Both the line containing "Give me the Plotly source for this chart." and the line containing "font = dict(family='Liberation" belong in the answer, along with every line between them; print exactly those.
● ● ● ●
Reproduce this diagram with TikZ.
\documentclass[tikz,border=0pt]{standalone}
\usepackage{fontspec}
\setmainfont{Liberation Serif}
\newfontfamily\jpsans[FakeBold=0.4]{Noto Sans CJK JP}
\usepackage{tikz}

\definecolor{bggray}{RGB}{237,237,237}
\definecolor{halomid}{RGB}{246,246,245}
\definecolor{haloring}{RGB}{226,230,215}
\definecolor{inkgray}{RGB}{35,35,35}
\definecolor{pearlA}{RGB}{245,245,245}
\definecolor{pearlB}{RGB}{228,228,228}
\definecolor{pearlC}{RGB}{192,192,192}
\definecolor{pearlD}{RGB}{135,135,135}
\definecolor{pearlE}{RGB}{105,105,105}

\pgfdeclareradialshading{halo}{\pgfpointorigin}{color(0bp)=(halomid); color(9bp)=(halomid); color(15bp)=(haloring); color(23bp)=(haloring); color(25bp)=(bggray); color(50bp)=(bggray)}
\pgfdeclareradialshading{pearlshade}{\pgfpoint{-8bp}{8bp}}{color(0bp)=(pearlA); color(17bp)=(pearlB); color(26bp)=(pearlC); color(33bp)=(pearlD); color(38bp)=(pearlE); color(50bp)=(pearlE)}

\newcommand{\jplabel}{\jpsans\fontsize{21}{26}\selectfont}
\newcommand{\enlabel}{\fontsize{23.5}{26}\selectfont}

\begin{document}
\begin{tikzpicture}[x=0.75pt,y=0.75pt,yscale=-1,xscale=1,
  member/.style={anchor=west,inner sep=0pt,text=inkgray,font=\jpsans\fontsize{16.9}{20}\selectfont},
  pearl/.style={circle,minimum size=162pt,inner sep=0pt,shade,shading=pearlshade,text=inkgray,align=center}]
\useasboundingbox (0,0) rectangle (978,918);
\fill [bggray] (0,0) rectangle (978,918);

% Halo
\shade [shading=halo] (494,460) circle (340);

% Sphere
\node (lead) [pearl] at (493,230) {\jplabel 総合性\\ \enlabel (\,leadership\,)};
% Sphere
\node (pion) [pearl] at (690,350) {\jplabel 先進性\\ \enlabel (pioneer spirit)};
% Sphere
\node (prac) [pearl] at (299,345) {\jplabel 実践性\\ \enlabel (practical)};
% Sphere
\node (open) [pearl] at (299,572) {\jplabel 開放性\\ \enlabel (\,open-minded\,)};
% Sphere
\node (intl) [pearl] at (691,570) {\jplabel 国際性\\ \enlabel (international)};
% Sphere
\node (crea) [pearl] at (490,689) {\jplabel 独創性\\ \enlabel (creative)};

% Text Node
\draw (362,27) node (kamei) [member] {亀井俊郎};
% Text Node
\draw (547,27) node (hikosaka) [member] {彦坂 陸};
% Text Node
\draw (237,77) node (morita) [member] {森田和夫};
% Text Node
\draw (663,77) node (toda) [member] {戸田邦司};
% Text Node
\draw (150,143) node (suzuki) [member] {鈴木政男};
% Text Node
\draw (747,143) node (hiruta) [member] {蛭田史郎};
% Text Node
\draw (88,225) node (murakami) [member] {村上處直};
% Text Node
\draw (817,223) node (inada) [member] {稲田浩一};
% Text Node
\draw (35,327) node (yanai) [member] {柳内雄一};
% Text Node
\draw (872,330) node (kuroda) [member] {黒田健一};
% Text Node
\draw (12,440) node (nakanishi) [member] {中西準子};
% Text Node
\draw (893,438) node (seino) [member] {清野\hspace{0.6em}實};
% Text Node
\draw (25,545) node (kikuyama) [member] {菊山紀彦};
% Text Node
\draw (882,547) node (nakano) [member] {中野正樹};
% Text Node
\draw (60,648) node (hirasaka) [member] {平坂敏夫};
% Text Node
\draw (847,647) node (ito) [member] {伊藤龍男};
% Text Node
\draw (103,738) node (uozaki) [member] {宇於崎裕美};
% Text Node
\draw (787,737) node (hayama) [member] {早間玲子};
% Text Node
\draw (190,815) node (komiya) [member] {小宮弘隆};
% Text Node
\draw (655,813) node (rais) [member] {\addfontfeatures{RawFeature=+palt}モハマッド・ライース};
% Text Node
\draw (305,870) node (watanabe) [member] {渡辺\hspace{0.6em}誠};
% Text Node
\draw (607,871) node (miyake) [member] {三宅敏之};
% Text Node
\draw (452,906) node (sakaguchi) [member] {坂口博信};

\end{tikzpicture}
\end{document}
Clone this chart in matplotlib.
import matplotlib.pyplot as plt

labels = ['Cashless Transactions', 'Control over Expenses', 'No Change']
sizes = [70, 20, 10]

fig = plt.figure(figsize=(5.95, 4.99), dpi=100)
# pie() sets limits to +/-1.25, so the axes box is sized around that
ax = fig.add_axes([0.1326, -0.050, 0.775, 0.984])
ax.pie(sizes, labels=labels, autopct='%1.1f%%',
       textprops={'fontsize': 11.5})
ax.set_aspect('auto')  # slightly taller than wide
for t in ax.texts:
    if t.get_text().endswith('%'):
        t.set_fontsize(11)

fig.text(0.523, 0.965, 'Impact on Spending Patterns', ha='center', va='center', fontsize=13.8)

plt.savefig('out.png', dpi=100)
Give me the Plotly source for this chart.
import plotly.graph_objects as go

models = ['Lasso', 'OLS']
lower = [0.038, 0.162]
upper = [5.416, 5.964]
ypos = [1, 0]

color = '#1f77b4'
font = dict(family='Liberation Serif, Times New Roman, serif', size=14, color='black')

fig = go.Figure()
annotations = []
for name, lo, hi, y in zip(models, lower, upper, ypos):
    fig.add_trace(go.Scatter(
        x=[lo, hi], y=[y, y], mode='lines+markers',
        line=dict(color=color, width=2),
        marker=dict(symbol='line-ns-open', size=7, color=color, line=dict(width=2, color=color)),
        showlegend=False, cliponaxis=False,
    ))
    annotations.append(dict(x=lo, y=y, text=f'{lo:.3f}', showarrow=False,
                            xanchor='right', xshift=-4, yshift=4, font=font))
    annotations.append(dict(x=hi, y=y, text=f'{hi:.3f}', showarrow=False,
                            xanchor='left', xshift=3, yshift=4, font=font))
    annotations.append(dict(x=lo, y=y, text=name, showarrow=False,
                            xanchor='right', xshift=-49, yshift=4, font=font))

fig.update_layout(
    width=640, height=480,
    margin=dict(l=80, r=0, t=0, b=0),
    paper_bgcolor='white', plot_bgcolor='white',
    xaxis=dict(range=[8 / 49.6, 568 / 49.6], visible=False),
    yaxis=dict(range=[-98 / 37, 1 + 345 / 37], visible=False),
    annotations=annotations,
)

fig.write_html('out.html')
● ● ● ●
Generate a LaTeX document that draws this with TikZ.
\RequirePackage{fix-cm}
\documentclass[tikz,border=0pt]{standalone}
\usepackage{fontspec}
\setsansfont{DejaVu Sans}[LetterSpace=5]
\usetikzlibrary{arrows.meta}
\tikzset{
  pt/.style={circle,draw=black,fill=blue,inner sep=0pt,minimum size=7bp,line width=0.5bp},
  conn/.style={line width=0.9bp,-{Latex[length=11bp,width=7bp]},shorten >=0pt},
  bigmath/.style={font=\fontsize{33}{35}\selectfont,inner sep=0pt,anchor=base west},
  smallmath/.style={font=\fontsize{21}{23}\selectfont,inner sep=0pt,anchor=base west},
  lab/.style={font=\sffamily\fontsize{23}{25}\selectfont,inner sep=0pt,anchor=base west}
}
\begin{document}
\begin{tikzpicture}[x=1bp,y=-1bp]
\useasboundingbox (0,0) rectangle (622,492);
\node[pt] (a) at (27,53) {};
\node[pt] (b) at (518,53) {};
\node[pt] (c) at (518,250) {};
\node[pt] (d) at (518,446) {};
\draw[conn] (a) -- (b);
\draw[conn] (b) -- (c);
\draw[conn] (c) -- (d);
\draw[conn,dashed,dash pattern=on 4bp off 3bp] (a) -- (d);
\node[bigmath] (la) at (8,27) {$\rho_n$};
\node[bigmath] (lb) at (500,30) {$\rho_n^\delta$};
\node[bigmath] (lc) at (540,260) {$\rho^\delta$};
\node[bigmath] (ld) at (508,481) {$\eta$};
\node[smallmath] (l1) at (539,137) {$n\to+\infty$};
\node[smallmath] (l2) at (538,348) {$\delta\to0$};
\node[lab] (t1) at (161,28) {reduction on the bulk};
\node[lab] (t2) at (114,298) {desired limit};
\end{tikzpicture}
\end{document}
● ● ● ●
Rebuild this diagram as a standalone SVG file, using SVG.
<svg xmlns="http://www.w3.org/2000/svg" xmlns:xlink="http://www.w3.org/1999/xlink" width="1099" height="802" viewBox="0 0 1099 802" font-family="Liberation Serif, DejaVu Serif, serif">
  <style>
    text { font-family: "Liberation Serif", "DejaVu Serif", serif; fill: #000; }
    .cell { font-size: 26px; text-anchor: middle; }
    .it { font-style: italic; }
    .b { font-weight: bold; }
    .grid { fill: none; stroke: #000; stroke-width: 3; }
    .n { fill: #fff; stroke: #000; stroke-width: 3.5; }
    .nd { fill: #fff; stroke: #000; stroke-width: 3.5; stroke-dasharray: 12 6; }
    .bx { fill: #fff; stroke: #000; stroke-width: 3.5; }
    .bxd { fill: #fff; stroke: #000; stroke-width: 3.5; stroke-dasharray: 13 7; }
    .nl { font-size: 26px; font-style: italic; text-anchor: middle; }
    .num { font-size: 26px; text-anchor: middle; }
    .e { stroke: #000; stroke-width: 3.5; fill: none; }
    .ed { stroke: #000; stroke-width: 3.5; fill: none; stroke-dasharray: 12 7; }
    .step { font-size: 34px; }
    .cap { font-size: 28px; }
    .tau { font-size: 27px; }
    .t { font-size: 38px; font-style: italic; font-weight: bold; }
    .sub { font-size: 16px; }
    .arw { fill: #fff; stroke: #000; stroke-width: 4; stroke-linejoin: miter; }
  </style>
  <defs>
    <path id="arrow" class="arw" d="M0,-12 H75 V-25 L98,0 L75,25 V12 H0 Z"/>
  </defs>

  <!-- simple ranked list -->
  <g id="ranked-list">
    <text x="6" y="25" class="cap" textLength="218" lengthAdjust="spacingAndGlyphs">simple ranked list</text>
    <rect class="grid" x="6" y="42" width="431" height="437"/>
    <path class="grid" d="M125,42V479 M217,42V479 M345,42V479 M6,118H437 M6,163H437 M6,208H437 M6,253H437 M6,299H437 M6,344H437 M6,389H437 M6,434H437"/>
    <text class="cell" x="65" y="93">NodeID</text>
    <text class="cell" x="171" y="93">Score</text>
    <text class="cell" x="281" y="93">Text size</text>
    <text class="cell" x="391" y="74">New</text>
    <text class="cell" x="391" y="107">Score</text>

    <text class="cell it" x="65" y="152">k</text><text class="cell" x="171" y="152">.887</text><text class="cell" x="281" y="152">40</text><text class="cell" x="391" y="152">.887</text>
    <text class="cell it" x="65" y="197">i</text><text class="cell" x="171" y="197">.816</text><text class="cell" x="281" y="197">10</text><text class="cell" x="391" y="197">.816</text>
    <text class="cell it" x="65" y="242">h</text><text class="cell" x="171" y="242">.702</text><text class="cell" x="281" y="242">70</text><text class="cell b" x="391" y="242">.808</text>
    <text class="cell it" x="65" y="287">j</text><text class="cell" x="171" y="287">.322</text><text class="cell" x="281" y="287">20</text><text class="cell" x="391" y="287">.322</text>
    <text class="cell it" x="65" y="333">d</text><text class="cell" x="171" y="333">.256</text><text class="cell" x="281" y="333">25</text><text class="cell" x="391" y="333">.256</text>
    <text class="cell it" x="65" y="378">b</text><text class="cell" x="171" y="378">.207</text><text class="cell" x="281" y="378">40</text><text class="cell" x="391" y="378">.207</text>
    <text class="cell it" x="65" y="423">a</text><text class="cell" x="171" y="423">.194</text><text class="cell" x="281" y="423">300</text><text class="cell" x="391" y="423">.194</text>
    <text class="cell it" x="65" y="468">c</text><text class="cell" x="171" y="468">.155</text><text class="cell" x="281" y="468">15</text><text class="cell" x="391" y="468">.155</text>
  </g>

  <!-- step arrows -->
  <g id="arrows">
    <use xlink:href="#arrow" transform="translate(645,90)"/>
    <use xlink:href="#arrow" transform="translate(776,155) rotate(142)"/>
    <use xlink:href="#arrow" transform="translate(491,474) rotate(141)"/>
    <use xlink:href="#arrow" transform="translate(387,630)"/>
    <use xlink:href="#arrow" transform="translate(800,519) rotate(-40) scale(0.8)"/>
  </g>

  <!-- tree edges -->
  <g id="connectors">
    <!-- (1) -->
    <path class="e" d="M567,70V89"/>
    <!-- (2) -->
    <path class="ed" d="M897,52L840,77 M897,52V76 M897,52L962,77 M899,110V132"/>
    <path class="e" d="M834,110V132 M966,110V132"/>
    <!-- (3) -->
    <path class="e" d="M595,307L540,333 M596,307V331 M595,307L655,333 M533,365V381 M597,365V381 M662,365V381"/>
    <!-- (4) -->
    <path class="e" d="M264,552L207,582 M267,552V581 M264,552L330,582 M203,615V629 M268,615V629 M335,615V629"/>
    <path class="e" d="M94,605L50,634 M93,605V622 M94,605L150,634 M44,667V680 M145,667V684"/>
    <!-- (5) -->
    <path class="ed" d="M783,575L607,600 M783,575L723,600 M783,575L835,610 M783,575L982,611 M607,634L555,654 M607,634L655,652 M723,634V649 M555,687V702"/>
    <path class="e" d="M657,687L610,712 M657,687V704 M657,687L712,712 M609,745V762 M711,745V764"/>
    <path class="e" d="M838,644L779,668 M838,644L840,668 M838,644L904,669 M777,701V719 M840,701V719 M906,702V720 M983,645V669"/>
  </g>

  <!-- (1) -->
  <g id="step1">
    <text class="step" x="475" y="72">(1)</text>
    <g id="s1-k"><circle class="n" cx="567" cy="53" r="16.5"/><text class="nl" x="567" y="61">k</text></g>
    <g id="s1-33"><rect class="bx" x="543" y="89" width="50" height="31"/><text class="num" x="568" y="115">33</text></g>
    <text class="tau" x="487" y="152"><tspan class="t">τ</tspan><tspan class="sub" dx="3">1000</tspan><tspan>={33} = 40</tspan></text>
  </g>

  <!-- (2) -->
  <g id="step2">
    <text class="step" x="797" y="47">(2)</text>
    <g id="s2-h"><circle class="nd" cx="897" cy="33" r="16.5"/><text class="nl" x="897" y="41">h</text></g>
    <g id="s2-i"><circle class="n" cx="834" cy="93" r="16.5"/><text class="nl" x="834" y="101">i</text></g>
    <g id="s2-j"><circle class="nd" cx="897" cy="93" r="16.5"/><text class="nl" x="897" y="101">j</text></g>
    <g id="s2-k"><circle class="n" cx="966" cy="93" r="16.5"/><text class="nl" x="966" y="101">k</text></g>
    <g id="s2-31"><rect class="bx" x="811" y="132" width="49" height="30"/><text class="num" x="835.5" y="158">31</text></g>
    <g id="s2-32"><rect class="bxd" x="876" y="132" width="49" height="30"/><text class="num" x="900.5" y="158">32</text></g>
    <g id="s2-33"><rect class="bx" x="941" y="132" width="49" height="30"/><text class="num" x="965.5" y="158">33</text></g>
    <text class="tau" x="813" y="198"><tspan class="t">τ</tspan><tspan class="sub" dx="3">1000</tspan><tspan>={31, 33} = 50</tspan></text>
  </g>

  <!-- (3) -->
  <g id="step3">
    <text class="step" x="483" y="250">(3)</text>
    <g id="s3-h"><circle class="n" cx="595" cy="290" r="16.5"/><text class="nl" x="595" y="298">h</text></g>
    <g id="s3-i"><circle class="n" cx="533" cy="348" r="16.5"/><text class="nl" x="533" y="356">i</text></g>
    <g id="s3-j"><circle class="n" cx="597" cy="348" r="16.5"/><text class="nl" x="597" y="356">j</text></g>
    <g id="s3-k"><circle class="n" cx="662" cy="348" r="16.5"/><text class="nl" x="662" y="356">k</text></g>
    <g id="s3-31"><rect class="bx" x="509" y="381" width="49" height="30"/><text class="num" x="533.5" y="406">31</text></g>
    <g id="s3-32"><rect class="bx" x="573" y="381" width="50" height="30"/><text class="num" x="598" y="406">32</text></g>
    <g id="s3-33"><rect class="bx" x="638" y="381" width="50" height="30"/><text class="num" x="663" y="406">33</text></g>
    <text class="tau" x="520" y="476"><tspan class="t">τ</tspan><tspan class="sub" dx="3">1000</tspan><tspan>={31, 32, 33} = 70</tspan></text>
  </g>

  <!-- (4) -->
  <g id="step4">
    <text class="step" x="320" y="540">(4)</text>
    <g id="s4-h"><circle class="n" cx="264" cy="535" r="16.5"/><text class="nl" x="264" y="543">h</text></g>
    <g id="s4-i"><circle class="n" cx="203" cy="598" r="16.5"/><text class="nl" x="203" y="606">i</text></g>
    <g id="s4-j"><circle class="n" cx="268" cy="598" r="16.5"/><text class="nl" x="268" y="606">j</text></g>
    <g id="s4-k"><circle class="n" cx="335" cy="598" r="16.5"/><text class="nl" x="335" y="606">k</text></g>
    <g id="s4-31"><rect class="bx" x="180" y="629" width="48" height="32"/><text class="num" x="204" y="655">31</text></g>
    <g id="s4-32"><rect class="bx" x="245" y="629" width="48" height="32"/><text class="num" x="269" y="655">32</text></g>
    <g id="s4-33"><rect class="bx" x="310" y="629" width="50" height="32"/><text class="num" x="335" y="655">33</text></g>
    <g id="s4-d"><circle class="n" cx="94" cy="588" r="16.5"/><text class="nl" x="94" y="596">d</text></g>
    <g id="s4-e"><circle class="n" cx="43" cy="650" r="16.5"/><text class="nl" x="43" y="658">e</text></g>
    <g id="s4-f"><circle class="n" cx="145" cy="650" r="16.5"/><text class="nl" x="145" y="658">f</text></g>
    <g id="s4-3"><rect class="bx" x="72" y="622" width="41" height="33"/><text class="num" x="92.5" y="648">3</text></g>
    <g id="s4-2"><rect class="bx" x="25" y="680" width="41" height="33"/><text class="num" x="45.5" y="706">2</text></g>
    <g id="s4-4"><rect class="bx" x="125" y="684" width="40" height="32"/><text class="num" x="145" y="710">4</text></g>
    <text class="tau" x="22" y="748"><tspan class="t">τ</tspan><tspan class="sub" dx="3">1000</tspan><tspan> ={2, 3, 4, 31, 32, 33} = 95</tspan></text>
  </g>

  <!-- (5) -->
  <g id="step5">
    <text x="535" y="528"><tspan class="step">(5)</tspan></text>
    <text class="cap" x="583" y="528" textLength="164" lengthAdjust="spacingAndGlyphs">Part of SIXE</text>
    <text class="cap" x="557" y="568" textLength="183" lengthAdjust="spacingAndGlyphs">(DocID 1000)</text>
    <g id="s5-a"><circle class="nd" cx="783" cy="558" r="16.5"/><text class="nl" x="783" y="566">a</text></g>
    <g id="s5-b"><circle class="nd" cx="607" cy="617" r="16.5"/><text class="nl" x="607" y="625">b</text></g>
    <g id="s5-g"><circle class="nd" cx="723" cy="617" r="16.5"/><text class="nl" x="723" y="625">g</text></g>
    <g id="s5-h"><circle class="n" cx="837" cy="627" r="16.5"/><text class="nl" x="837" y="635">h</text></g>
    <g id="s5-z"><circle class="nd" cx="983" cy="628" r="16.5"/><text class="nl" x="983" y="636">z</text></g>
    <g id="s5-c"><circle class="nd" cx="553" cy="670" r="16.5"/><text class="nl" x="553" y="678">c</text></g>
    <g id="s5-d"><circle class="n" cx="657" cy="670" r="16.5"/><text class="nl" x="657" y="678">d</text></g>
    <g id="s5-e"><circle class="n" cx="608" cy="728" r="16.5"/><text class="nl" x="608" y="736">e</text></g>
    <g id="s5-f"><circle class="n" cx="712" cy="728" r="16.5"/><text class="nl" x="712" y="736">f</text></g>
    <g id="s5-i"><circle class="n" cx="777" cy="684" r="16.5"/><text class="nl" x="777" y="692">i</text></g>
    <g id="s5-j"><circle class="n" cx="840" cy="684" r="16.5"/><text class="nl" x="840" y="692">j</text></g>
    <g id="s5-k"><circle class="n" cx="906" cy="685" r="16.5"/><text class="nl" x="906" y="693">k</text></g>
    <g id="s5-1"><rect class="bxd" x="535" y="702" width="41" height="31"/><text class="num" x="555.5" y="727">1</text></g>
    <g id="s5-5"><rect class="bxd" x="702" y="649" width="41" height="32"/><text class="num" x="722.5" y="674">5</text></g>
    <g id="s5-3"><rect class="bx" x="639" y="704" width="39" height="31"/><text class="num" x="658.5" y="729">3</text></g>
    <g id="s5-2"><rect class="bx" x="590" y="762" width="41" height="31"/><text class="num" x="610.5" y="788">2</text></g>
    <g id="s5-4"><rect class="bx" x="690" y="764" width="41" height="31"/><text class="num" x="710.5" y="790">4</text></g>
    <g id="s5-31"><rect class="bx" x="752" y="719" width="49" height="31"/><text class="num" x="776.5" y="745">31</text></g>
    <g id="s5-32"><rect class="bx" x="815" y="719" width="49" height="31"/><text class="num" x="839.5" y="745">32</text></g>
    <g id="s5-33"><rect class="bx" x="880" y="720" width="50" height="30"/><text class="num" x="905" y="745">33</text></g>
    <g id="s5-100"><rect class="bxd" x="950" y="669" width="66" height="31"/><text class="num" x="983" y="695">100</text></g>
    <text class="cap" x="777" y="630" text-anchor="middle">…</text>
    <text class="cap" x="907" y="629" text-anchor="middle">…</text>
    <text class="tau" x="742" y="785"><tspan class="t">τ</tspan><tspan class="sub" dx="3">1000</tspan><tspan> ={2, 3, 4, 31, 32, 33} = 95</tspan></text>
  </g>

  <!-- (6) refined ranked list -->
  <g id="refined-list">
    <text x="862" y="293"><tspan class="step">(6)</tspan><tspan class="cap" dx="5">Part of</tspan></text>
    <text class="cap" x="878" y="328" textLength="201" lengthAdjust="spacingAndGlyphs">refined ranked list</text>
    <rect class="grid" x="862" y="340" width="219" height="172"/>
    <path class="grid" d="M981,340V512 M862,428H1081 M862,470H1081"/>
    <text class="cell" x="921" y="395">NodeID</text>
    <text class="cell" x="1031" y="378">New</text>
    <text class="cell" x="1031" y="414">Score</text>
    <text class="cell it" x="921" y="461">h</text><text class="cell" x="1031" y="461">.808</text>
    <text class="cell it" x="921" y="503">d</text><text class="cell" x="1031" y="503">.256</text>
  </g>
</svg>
● ● ● ●
# Output of the exercise
Give me the Plotly source for this chart.
import plotly.graph_objects as go

models = ['Lasso', 'OLS']
lower = [0.038, 0.162]
upper = [5.416, 5.964]
ypos = [1, 0]

color = '#1f77b4'
font = dict(family='Liberation Serif, Times New Roman, serif', size=14, color='black')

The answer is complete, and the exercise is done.